James Watson and Francis Crick at Cambridge University's Cavendish Laboratory had meanwhile been taking the other way round, attempting to build a model of DNA based on what was already known, and on what current research, including that at King's, suggested. They believed that DNA was helical, and in November 1951 built a model of a three-helix molecule with the phosphates on the inside. The biophysics staff at King's, including Franklin, were invited to Cambridge to see it. Franklin immediately noted, correctly, that such a configuration would not hold together. In response, the director of the Cavendish, Lawrence Bragg, ordered Watson and Crick to cease work on DNA and leave it to King's. They did so, going so far as to send their model parts down to the King's staff, though Franklin had little use for them.

During 1952 Franklin took and analyzed ever-sharper photographs of the A form but still didn't see a helix. Her mathematical analysis, the Patterson function, though consistent with a helix in some ways, seemed to show a structural repeat of a dimension that would make a helical folding of the molecule impossible. In July, she and Gosling posted a prank notice of the "death of DNA helix (crystalline)." Franklin felt obliged to consider non-helical structures for the A form. She also believed that the A form, being more crystalline, would yield more precise information. Because DNA could shift between the two forms, any model would need to account for both forms. Yet she at no time argued that the B form was not helical, and this was reflected in the report that was made to the Medical Research Council (which funded the Biophysics Unit) late that year.

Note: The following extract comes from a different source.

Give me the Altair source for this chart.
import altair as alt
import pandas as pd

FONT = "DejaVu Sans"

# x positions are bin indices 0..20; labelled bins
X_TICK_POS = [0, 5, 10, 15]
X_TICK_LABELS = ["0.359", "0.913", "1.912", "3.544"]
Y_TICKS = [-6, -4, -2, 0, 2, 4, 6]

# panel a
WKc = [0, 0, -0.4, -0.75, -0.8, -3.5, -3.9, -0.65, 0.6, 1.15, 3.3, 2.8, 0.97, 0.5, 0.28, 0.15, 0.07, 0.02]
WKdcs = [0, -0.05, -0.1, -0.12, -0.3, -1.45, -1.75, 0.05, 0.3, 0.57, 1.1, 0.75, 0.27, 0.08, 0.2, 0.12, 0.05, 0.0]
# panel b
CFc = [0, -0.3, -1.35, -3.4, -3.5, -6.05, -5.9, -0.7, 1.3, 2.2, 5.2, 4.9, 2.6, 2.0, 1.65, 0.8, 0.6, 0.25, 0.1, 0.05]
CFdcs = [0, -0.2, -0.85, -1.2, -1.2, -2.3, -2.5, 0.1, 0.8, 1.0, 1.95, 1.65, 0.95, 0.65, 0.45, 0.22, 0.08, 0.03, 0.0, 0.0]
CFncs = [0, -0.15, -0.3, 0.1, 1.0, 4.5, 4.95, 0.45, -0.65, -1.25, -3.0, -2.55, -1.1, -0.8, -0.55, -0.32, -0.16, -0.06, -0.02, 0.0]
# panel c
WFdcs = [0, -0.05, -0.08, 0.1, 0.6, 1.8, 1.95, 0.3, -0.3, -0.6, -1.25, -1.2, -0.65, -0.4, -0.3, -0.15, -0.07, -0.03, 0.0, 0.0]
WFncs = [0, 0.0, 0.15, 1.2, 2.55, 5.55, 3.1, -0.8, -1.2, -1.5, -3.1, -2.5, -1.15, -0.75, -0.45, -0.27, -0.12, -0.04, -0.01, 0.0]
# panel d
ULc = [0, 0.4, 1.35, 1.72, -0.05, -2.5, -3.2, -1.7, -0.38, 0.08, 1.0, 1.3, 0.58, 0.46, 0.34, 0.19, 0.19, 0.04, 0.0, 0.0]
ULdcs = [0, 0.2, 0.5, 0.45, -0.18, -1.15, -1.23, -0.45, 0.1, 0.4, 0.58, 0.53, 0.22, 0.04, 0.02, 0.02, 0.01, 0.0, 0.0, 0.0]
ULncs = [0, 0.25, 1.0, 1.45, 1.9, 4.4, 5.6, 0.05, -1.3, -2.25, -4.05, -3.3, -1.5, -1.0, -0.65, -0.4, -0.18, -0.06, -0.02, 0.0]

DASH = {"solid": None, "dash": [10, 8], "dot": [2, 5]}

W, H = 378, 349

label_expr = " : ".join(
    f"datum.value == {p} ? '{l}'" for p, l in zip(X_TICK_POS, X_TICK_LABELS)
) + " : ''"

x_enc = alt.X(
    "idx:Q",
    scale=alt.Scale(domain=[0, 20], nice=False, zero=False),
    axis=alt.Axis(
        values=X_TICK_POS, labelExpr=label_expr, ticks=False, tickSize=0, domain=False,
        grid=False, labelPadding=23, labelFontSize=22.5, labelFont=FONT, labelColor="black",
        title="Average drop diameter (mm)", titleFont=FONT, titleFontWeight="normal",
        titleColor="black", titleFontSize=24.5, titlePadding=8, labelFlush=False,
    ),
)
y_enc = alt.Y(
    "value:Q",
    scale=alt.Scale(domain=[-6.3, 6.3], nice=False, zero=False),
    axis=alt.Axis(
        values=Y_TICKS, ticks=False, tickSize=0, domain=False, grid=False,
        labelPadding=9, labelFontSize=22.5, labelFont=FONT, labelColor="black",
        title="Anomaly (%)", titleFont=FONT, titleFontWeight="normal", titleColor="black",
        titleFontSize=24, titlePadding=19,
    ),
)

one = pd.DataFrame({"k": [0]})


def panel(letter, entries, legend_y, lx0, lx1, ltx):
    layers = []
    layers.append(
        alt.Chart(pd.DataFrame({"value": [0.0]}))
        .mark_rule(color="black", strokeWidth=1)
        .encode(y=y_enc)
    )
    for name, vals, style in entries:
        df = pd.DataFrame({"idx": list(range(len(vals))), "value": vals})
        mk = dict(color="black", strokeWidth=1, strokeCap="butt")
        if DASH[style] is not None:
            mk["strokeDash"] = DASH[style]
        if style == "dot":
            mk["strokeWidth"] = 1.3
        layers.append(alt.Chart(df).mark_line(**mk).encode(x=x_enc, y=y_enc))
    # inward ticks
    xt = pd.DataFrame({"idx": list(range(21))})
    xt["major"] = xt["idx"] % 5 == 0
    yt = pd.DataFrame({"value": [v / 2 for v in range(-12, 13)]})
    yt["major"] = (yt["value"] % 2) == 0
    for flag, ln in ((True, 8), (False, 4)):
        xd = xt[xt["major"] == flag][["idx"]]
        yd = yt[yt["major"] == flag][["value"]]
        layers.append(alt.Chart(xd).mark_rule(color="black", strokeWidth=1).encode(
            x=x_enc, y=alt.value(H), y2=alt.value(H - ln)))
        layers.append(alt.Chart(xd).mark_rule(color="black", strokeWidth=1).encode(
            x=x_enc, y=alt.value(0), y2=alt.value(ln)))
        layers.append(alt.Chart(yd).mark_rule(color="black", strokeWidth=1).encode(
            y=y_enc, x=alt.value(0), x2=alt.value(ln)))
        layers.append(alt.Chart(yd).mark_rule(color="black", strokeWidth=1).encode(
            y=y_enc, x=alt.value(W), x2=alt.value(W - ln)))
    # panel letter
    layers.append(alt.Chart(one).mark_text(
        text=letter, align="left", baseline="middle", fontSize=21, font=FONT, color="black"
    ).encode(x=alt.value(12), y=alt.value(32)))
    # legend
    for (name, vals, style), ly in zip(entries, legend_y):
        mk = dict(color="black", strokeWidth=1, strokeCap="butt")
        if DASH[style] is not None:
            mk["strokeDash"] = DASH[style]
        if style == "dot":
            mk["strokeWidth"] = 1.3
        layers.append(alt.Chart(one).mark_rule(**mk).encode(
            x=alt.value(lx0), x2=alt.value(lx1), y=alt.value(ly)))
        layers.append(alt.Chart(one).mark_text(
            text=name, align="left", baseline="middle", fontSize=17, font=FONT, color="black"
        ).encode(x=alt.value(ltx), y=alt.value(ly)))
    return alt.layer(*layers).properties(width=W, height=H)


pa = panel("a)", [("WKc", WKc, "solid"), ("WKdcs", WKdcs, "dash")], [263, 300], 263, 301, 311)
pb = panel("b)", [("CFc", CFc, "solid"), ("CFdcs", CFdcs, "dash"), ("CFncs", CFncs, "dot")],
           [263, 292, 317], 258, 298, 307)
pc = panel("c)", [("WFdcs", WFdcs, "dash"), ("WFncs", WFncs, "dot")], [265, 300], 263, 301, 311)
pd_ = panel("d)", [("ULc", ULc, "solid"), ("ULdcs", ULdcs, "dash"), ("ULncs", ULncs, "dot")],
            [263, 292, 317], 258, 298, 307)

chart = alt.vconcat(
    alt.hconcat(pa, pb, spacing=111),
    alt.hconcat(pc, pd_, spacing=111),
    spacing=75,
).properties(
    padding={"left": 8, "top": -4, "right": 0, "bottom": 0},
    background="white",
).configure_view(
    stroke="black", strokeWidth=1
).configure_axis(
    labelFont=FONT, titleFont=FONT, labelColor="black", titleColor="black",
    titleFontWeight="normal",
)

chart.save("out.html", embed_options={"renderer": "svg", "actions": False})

Watson and Crick had not stopped thinking about DNA, and they were in regular communication with Wilkins, eager to learn whatever they could of the progress at King's. In January 1953, spurred by Linus Pauling's publication of a 3-helix model (similar to the one they made in 1951), they resumed work on their DNA model, determined to get it right before Pauling or someone else did. Two pieces of evidence from Franklin's work were crucial to their correct model: first, a very clear photo of the B form taken in May 1952 labeled "51" which Gosling had given to Wilkins as part of his graduate research work, and which Wilkins showed to Watson without Franklin's knowledge; and second, the MRC report, given to Watson and Crick by Max Perutz, a member of the MRC committee that reviewed the work at Randall's lab. The report contained details of Franklin's work (as yet unpublished), including her identification of the unit cell as belonging to the crystal space group called face-centered monoclinic C2. The photo confirmed the helical pattern, and the unit cell type told Crick, a physicist with more theoretical crystallography expertise than Franklin, that the helices ran in opposite directions. By early March, they had their model.

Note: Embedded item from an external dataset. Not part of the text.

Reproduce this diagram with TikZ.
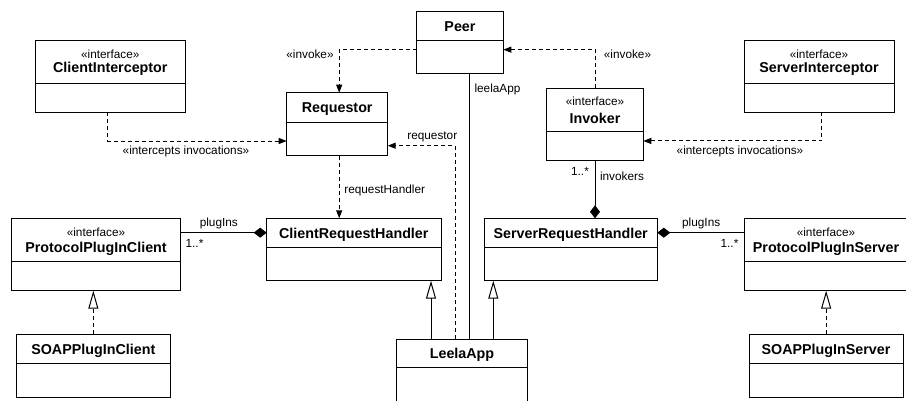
\documentclass[tikz,border=0pt]{standalone}
\usepackage{fontspec}
\setmainfont{Liberation Sans}
\usetikzlibrary{arrows.meta}
\tikzset{
  cls/.style={draw, line width=1pt, inner sep=0pt, outer sep=0pt, fill=white},
  divline/.style={line width=1pt},
  ttl/.style={inner sep=0pt, font=\fontsize{14.3}{17}\selectfont\bfseries},
  stereo/.style={inner sep=0pt, font=\fontsize{11.8}{14}\selectfont},
  lbl/.style={inner sep=0pt, font=\fontsize{11.8}{14}\selectfont},
  dep/.style={line width=1pt, dash pattern=on 4pt off 3pt, -{Triangle[length=8pt,width=6pt]}},
  real/.style={line width=1pt, dash pattern=on 4pt off 3pt, -{Triangle[open,length=18pt,width=10pt,fill=white]}},
  gen/.style={line width=1pt, -{Triangle[open,length=18pt,width=10pt,fill=white]}},
  comp/.style={line width=1pt, -{Diamond[length=13pt,width=10pt]}},
  assoc/.style={line width=1pt},
}
\newcommand\umlbox[6]{%
  \node[cls, minimum width={(#4-#2)*1pt}, minimum height={(#5-#3)*1pt}] (#1) at ({(#2+#4)/2},{(#3+#5)/2}) {};
  \draw[divline] (#2,#6) -- (#4,#6);
}
\begin{document}
\begin{tikzpicture}[x=1pt,y=-1pt]
\useasboundingbox (0,0) rectangle (906,400);
\fill[white] (0,0) rectangle (906,400);

% classes
\umlbox{CI}{35.7}{40}{185}{112}{83.3}
\node[stereo] (CIs) at (110.3,54) {«interface»};
\node[ttl] (CIt) at (110.3,68.5) {ClientInterceptor};

\umlbox{Peer}{416.7}{11}{503.3}{73.3}{40.7}
\node[ttl] (Peert) at (460,26.7) {Peer};

\umlbox{Req}{286.7}{92.7}{387.7}{155.7}{122.3}
\node[ttl] (Reqt) at (337.2,109) {Requestor};

\umlbox{Inv}{546.7}{88.3}{643.3}{160}{131.7}
\node[stereo] (Invs) at (595,101.7) {«interface»};
\node[ttl] (Invt) at (595,118.3) {Invoker};

\umlbox{SI}{744}{40}{894}{112}{83.3}
\node[stereo] (SIs) at (819,54) {«interface»};
\node[ttl] (SIt) at (819,68.5) {ServerInterceptor};

\umlbox{PPIC}{11.7}{218.3}{180.3}{290.7}{261.3}
\node[stereo] (PPICs) at (96,232.7) {«interface»};
\node[ttl] (PPICt) at (96,249.3) {ProtocolPlugInClient};

\umlbox{CRH}{266.7}{218.3}{441}{280.7}{247.3}
\node[ttl] (CRHt) at (353.8,234.3) {ClientRequestHandler};

\umlbox{SRH}{484}{218.3}{657.3}{280.7}{247.3}
\node[ttl] (SRHt) at (570.7,234.3) {ServerRequestHandler};

\umlbox{PPIS}{744}{218.3}{908}{290.7}{261.3}
\node[stereo] (PPISs) at (826,232.7) {«interface»};
\node[ttl] (PPISt) at (826,249.3) {ProtocolPlugInServer};

\umlbox{SPIC}{16}{334}{170.7}{397}{363}
\node[ttl] (SPICt) at (93.3,350.7) {SOAPPlugInClient};

\umlbox{Leela}{396.7}{339}{527.3}{412}{367.7}
\node[ttl] (Leelat) at (462,355) {LeelaApp};

\umlbox{SPIS}{749}{334}{903.3}{397}{363}
\node[ttl] (SPISt) at (826,350.7) {SOAPPlugInServer};

% connectors
\draw[dep] ([xshift=-2.6pt]CI.south) |- ([yshift=-16.8pt]Req.west);
\node[lbl] (l1) at (186,151) {«intercepts invocations»};

\draw[dep] ([yshift=-7.5pt]Peer.west) -| ([xshift=2pt]Req.north);
\node[lbl] (l2) at (310,54) {«invoke»};

\draw[dep] (Inv.north) |- ([yshift=-7.5pt]Peer.east);
\node[lbl] (l3) at (627.5,54) {«invoke»};

\draw[dep] ([xshift=2.7pt]SI.south) |- ([yshift=-16.8pt]Inv.east);
\node[lbl] (l4) at (740,151) {«intercepts invocations»};

\draw[dep] ([xshift=2pt]Req.south) -- ([xshift=2pt]Req.south |- CRH.north);
\node[lbl] (l5) at (384.7,190) {requestHandler};

\draw[dep] ([xshift=-7pt]Leela.north) |- ([yshift=-21.5pt]Req.east);
\node[lbl] (l6) at (432.3,137) {requestor};

\draw[assoc] ([xshift=9pt]Peer.south) -- ([xshift=9pt]Peer.south |- Leela.north);
\node[lbl] (l7) at (497.5,89.3) {leelaApp};

\draw[comp] (Inv.south) -- (Inv.south |- SRH.north);
\node[lbl] (l8) at (580,171.7) {1..*};
\node[lbl] (l9) at (622,176) {invokers};

\draw[gen] ([xshift=-31pt]Leela.north) -- ([xshift=-31pt]Leela.north |- CRH.south);
\draw[gen] ([xshift=31.3pt]Leela.north) -- ([xshift=31.3pt]Leela.north |- SRH.south);

\draw[comp] ([yshift=21.8pt]PPIC.east) -- ([yshift=21.8pt]PPIC.east -| CRH.west);
\node[lbl] (l10) at (218.8,223.3) {plugIns};
\node[lbl] (l11) at (194.5,243.3) {1..*};

\draw[comp] ([yshift=21.8pt]PPIS.west) -- ([yshift=21.8pt]PPIS.west -| SRH.east);
\node[lbl] (l12) at (701.2,223) {plugIns};
\node[lbl] (l13) at (729.5,243.3) {1..*};

\draw[real] (SPIC.north) -- (SPIC.north |- PPIC.south);
\draw[real] (SPIS.north) -- (SPIS.north |- PPIS.south);
\end{tikzpicture}
\end{document}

Franklin, still unhappy at King's, had arranged to transfer to J. D. Bernal's lab at Birkbeck College, and was hurrying to finish writing up her work on the A form before leaving. She was unaware of the "race for the double helix" that was in process. In February 1953, however, she looked again at photo #51 and began analyzing it. Several days later she concluded that both A and B forms were two-chain helices, although she had not resolved the configuration of the bases inside. She and Gosling drafted an article on the likely molecular structure by mid-March. This appeared, in expanded and modified form, with Watson and Crick's announcement in Nature on April 25, but the draft was done before they had heard about the Watson-Crick model. When Franklin saw the model, she readily accepted it. She and Gosling soon tested the model against their diffraction data for both A and B forms and found that it fit very well. They published an article on these findings in July 1953. Though she subsequently enjoyed very cordial relationships with both Crick and Watson, they never fully acknowledged the important role played by her x-ray diffraction data in their discovery. Shortly after Watson and Crick's announcement, Franklin left the King's lab and DNA work, and moved to Birkbeck College to study virus structure.